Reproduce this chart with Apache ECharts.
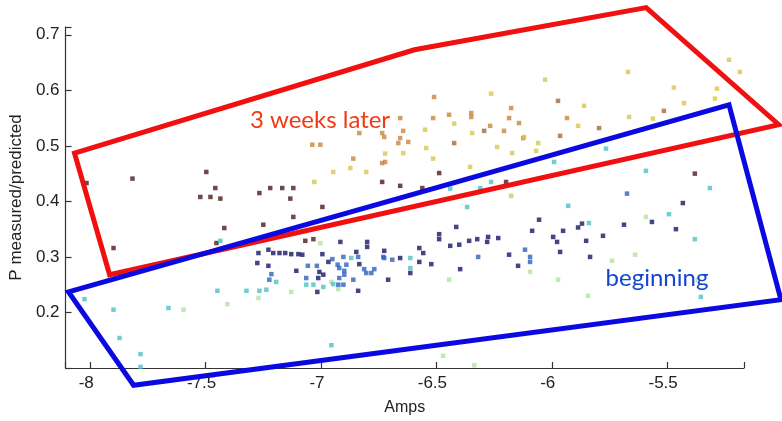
<!DOCTYPE html>
<html>
<head>
<meta charset="utf-8">
<script src="https://cdn.jsdelivr.net/npm/echarts@6/dist/echarts.min.js"></script>
<style>html,body{margin:0;padding:0;background:#fff}#c{width:782px;height:421px}</style>
</head>
<body>
<div id="c"></div>
<script>
// Tick values
const xTicks = [-8, -7.5, -7, -6.5, -6, -5.5];
const yTicks = [0.2, 0.3, 0.4, 0.5, 0.6, 0.7];

// Scatter points [Amps, P measured/predicted], grouped by colour
const maroonPts = [[-8.016,0.433],[-7.817,0.441],[-7.497,0.453],[-7.523,0.408],[-7.479,0.408],[-7.458,0.424],[-7.436,0.405],[-7.267,0.415],[-7.220,0.424],[-7.168,0.424],[-7.120,0.424],[-7.133,0.405],[-6.994,0.390],[-7.120,0.372],[-7.250,0.358],[-7.419,0.352],[-7.453,0.325],[-7.899,0.316],[-6.735,0.435],[-6.657,0.428],[-6.488,0.451],[-6.561,0.424],[-6.198,0.435],[-5.380,0.450],[-7.068,0.329],[-7.033,0.332]];
const brownPts = [[-6.293,0.527],[-6.423,0.505],[-5.973,0.581],[-5.964,0.518],[-5.795,0.532],[-5.514,0.563]];
const orangePts = [[-6.510,0.588],[-6.349,0.559],[-6.349,0.552],[-6.445,0.556],[-6.514,0.550],[-6.176,0.568],[-6.185,0.550],[-6.142,0.541],[-6.267,0.536],[-6.207,0.527],[-6.834,0.523],[-6.735,0.523],[-6.726,0.516],[-6.644,0.527],[-6.657,0.514],[-6.622,0.507],[-6.665,0.505],[-7.038,0.502],[-7.003,0.502],[-6.860,0.477],[-6.735,0.469],[-6.722,0.471],[-5.934,0.550],[-6.124,0.514],[-6.657,0.550]];
const yellowPts = [[-6.263,0.594],[-6.029,0.619],[-5.670,0.633],[-5.232,0.655],[-5.185,0.633],[-5.471,0.605],[-5.284,0.603],[-5.293,0.585],[-5.427,0.577],[-5.860,0.572],[-5.665,0.552],[-5.886,0.536],[-5.562,0.549],[-6.120,0.516],[-6.059,0.505],[-6.423,0.540],[-6.549,0.529],[-6.345,0.523],[-6.237,0.498],[-6.544,0.496],[-6.644,0.487],[-6.172,0.487],[-6.722,0.486],[-6.514,0.477],[-6.873,0.460],[-6.947,0.453],[-6.804,0.453],[-6.354,0.462],[-7.029,0.435],[-6.176,0.410],[-6.068,0.491]];
const greenPts = [[-7.003,0.325],[-6.445,0.259],[-6.955,0.255],[-6.925,0.242],[-7.129,0.237],[-7.271,0.226],[-7.406,0.215],[-7.596,0.205],[-6.471,0.122],[-6.336,0.105],[-5.592,0.372],[-5.739,0.293],[-5.639,0.304],[-6.094,0.273],[-5.973,0.259],[-5.843,0.230],[-5.367,0.259]];
const cyanPts = [[-6.440,0.423],[-6.310,0.424],[-6.263,0.435],[-6.367,0.390],[-5.765,0.495],[-5.990,0.471],[-5.592,0.455],[-5.315,0.424],[-5.929,0.392],[-5.839,0.361],[-5.492,0.377],[-5.380,0.332],[-5.354,0.228],[-5.146,0.237],[-7.436,0.329],[-6.869,0.298],[-6.613,0.298],[-6.613,0.280],[-6.947,0.251],[-7.194,0.255],[-7.064,0.250],[-7.033,0.250],[-6.990,0.246],[-7.237,0.241],[-7.449,0.239],[-7.323,0.239],[-7.267,0.239],[-8.025,0.224],[-7.899,0.205],[-7.661,0.208],[-7.873,0.154],[-7.782,0.125],[-7.782,0.102],[-6.955,0.141]];
const bluePts = [[-5.674,0.414],[-6.116,0.313],[-6.094,0.300],[-6.094,0.291],[-6.319,0.300],[-6.903,0.300],[-6.899,0.275],[-6.899,0.268],[-6.928,0.286],[-6.921,0.280],[-6.890,0.286],[-6.951,0.296],[-6.839,0.300],[-6.730,0.300],[-6.726,0.298],[-6.691,0.295],[-6.813,0.278],[-6.769,0.278],[-6.804,0.271],[-6.782,0.271],[-6.921,0.262],[-6.860,0.259],[-6.925,0.250],[-6.903,0.250],[-7.057,0.284],[-7.018,0.284],[-7.215,0.269],[-7.224,0.259],[-7.064,0.262]];
const navyPts = [[-7.271,0.307],[-7.228,0.313],[-7.207,0.307],[-7.180,0.307],[-7.155,0.307],[-7.129,0.305],[-7.098,0.305],[-7.081,0.304],[-7.276,0.289],[-7.228,0.284],[-7.107,0.275],[-6.994,0.305],[-6.968,0.291],[-7.007,0.273],[-6.990,0.268],[-7.016,0.237],[-6.916,0.327],[-6.800,0.327],[-6.800,0.318],[-6.847,0.309],[-6.726,0.311],[-6.657,0.298],[-6.574,0.316],[-6.557,0.307],[-6.574,0.291],[-6.522,0.287],[-6.613,0.271],[-6.488,0.341],[-6.488,0.332],[-6.414,0.354],[-6.440,0.320],[-6.401,0.322],[-6.358,0.329],[-6.323,0.332],[-6.276,0.336],[-6.280,0.327],[-6.232,0.334],[-6.397,0.278],[-6.185,0.304],[-6.146,0.284],[-6.709,0.259],[-6.839,0.239],[-6.834,0.287],[-7.012,0.262],[-6.055,0.367],[-6.085,0.347],[-5.994,0.336],[-5.977,0.327],[-5.951,0.347],[-5.886,0.353],[-5.869,0.360],[-5.851,0.329],[-5.778,0.338],[-5.687,0.358],[-5.566,0.363],[-5.462,0.350],[-5.964,0.309],[-5.834,0.300],[-5.432,0.397]];

// Annotation outlines (data coordinates)
const redBox = [[-8.068,0.487],[-6.595,0.673],[-5.591,0.749],[-5.016,0.538],[-7.916,0.268]];
const blueBox = [[-8.094,0.237],[-5.232,0.574],[-5.007,0.223],[-7.812,0.069]];

const groups = [
  [maroonPts, '#4e1a1a'], [brownPts, '#a06a3c'], [orangePts, '#c8843c'],
  [yellowPts, '#d6c84c'], [greenPts, '#b2e2a4'], [cyanPts, '#4cc2c4'],
  [bluePts, '#2c62bf'], [navyPts, '#161668']
];

const series = groups.map(([d, c]) => ({
  type: 'scatter', data: d, symbol: 'rect', symbolSize: 4.5,
  itemStyle: { color: c }, silent: true, z: 2
}));

function onTick(list, v) {
  return list.some(t => Math.abs(t - v) < 1e-6);
}

const chart = echarts.init(document.getElementById('c'), null, { renderer: 'canvas' });
chart.setOption({
  animation: false,
  backgroundColor: '#ffffff',
  grid: { left: 64, right: 38, top: 27, bottom: 53 },
  xAxis: {
    type: 'value', min: -8.107, max: -5.167, splitNumber: 6,
    name: 'Amps', nameLocation: 'middle', nameGap: 32,
    nameTextStyle: { fontFamily: 'Liberation Sans', fontSize: 16, color: '#222' },
    axisLine: { lineStyle: { color: '#333', width: 1.2 } },
    axisTick: { show: true, inside: true, length: 6, lineStyle: { color: '#333', width: 1.2 } },
    axisLabel: { margin: 7, padding: [0, 8, 0, 0], fontFamily: 'Liberation Sans', fontSize: 17, color: '#222',
      formatter: v => onTick(xTicks, v) ? String(v) : '' },
    splitLine: { show: false }
  },
  yAxis: {
    type: 'value', min: 0.1, max: 0.714, splitNumber: 6,
    name: 'P measured/predicted', nameLocation: 'middle', nameGap: 40, nameRotate: 90,
    nameTextStyle: { fontFamily: 'Liberation Sans', fontSize: 17, color: '#222' },
    axisLine: { show: true, lineStyle: { color: '#333', width: 1.2 } },
    axisTick: { show: true, inside: true, length: 6, lineStyle: { color: '#333', width: 1.2 } },
    axisLabel: { margin: 6, fontFamily: 'Liberation Sans', fontSize: 17, color: '#222',
      formatter: v => onTick(yTicks, v) ? v.toFixed(1) : '' },
    splitLine: { show: false }
  },
  series: series
});

const toPx = pts => pts.map(p => chart.convertToPixel({ gridIndex: 0 }, p));
chart.setOption({
  graphic: [
    { type: 'polygon', z: 50, silent: true, shape: { points: toPx(redBox) },
      style: { fill: null, stroke: '#f01010', lineWidth: 5, lineJoin: 'miter' } },
    { type: 'polygon', z: 51, silent: true, shape: { points: toPx(blueBox) },
      style: { fill: null, stroke: '#0a0ae0', lineWidth: 5, lineJoin: 'miter' } },
    { type: 'text', x: 320, y: 120, z: 100, style: { text: '3 weeks later', fill: '#f03a14', font: '24px Lato', textAlign: 'center', textVerticalAlign: 'middle' } },
    { type: 'text', x: 657, y: 278, z: 100, style: { text: 'beginning', fill: '#1446d2', font: '24px Lato', textAlign: 'center', textVerticalAlign: 'middle' } }
  ]
});
</script>
</body>
</html>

·····

*Set exercise*:
Repeat the listing above up to and including the line with "const yTicks = [0.2, 0.3, 0.4, 0.5, 0.6, 0.7];", starting from its first line. Drop any pictures.

*Completed exercise*:
Reproduce this chart with Apache ECharts.
<!DOCTYPE html>
<html>
<head>
<meta charset="utf-8">
<script src="https://cdn.jsdelivr.net/npm/echarts@6/dist/echarts.min.js"></script>
<style>html,body{margin:0;padding:0;background:#fff}#c{width:782px;height:421px}</style>
</head>
<body>
<div id="c"></div>
<script>
// Tick values
const xTicks = [-8, -7.5, -7, -6.5, -6, -5.5];
const yTicks = [0.2, 0.3, 0.4, 0.5, 0.6, 0.7];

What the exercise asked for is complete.